Why it matters: WWE enjoyed one of the most successful runs on Wall Street last year, in part because investors saw McMahon's exit as a takeover opportunity. In returning to negotiate WWE's sale on his own terms, McMahon has crafted a storyline worthy of the company’s flagship Wrestlemania or Smackdown events.
State of play: Just days after announcing his return, McMahon's daughter, Stephanie McMahon, resigned as co-CEO and chairman of the board of WWE, leaving former talent agency exec Nick Khan as the sole CEO.
- McMahon, who was simultaneously named chairman of the board, had said just days before that “WWE has an exceptional management team in place, and I do not intend for my return to have any impact on their roles, duties or responsibilities."
- Sources told Axios that Stephanie McMahon and her husband Paul "Triple H" Levesque, the company's chief content officer and a retired professional wrestler, had opposed a sale.
Zoom in: As controlling shareholder of the company, McMahon was able to elect himself as chairman through a written consent order. In doing so, he also appointed former WWE co-presidents Michelle Wilson and George Barrios to the board.
- Adding to the shakeup, WWE said directors JoEllen Lyons Dillon, Jeffrey Speed and Alan Wexler were ousted from WWE's board.
- Moments later, the company issued a press release saying two more board members, Ignace Lahoud and Man Jit Singh, resigned effective immediately.
Catch up quick: Stephanie McMahon was elevated to co-CEO alongside WWE president Nick Khan after her father's tumultuous exit last year.
- McMahon announced his retirement last summer just weeks after the Wall Street Journal first reported that McMahon had secretly paid off a former employee with whom he allegedly had an affair.
- After a months-long investigation into alleged misconduct by McMahon, the WWE eventually concluded that he made nearly $20 million of previously undisclosed payments, most of which went toward settling sexual misconduct claims.
Be smart: Even during his brief exodus from the company he ran for four decades, McMahon held all the power as WWE’s controlling shareholder.
- No deal was ever going to happen without his blessing, and his comeback — while tumultuous — has been well-received by Wall Street.
- WWE’s stock has jumped more than 20% since McMahon's return, pushing the company's market cap to over $6.6 billion, up from roughly $4 billion just a few years ago.

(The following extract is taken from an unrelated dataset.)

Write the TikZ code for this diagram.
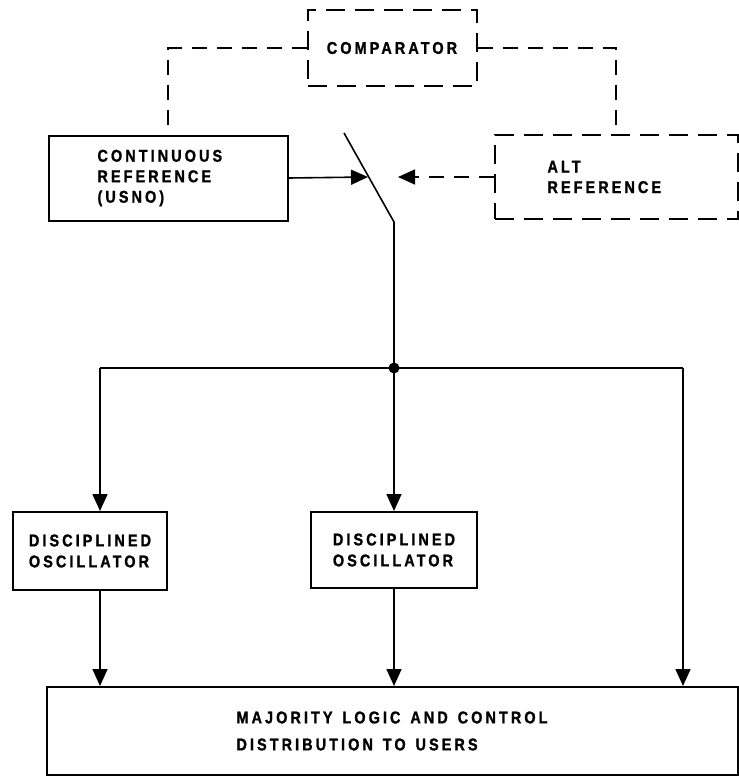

What to watch: Rumors are swirling over who will jump in to buy the company.
- Axios has previously reported that potential buyers for WWE include Comcast, Disney, Amazon and even Apple.
- Unconfirmed reports had already begun to circulate that the company reached a deal to be acquired by Saudi Arabia's Public Investment Fund (PIF), the region's sovereign wealth fund. At least one reporter batted that rumor down, and earlier posts from a journalist discussing the news were deleted.